Battleship puzzle strategies
Look for forced water first. A row or column with a 0 clue is completely water, and a line whose clue already has enough ship segments cannot take any more. These small exclusions often create the first real deductions.
Next, think about ship lengths. If the battleship of length 4 has only one possible home, place it. If a one-cell gap is too short for any remaining ship, mark it as water. Hard puzzles usually come down to matching the remaining fleet with the remaining spaces.
- Use 0 clues and completed lines to place water.
- Block diagonals around every confirmed ship segment.
- Test where the longest remaining ship can still fit.
- Count how many segments a row or column still needs.
- Avoid guessing by eliminating placements that would leave the fleet impossible.

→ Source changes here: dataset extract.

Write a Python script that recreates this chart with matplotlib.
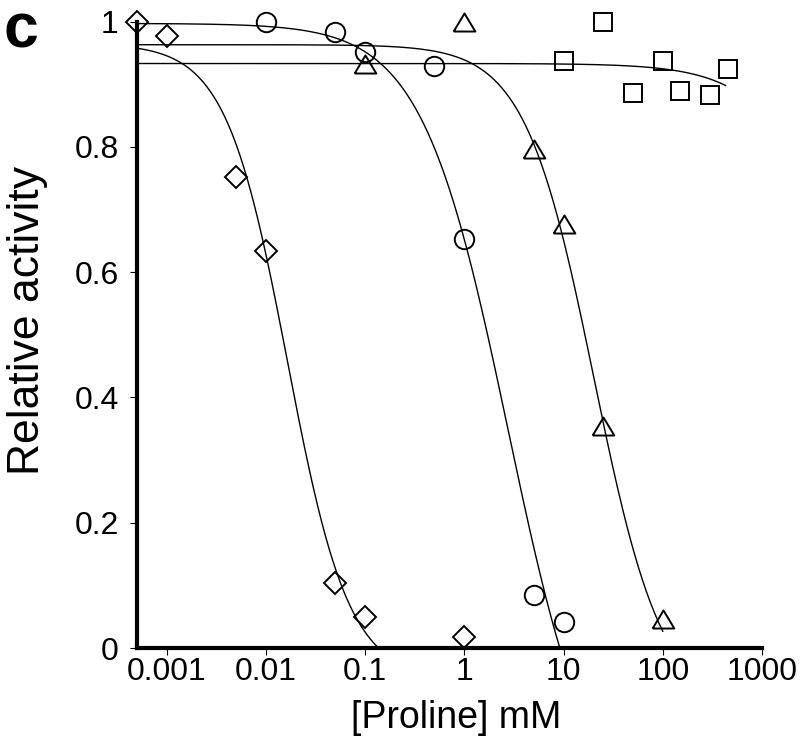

Grid sizes, difficulty levels and unique puzzles
This Battleship puzzle game includes 6x6, 8x8 and 10x10 grids. Smaller grids are friendly for learning the rules, while the 10x10 grid gives you a fuller fleet and more room for deeper deduction.
Difficulty changes how much of the starting grid is revealed and how tightly the fleet is constrained. Easy puzzles provide more starting information. Hard puzzles reveal less, so you need to combine row totals, column totals, ship lengths and water placement.
Before a puzzle appears, the generator counts valid fleet placements using the row clues, column clues, fixed clues and fleet list. Only puzzles with exactly one solution are accepted.
- 6x6: quick Battleship puzzles for beginners.
- 8x8: balanced logic puzzles with a medium fleet.
- 10x10: larger Battleship solitaire puzzles with longer deductions.
- Easy: more fixed ship and water clues.
- Hard: fewer givens and more reliance on strategy.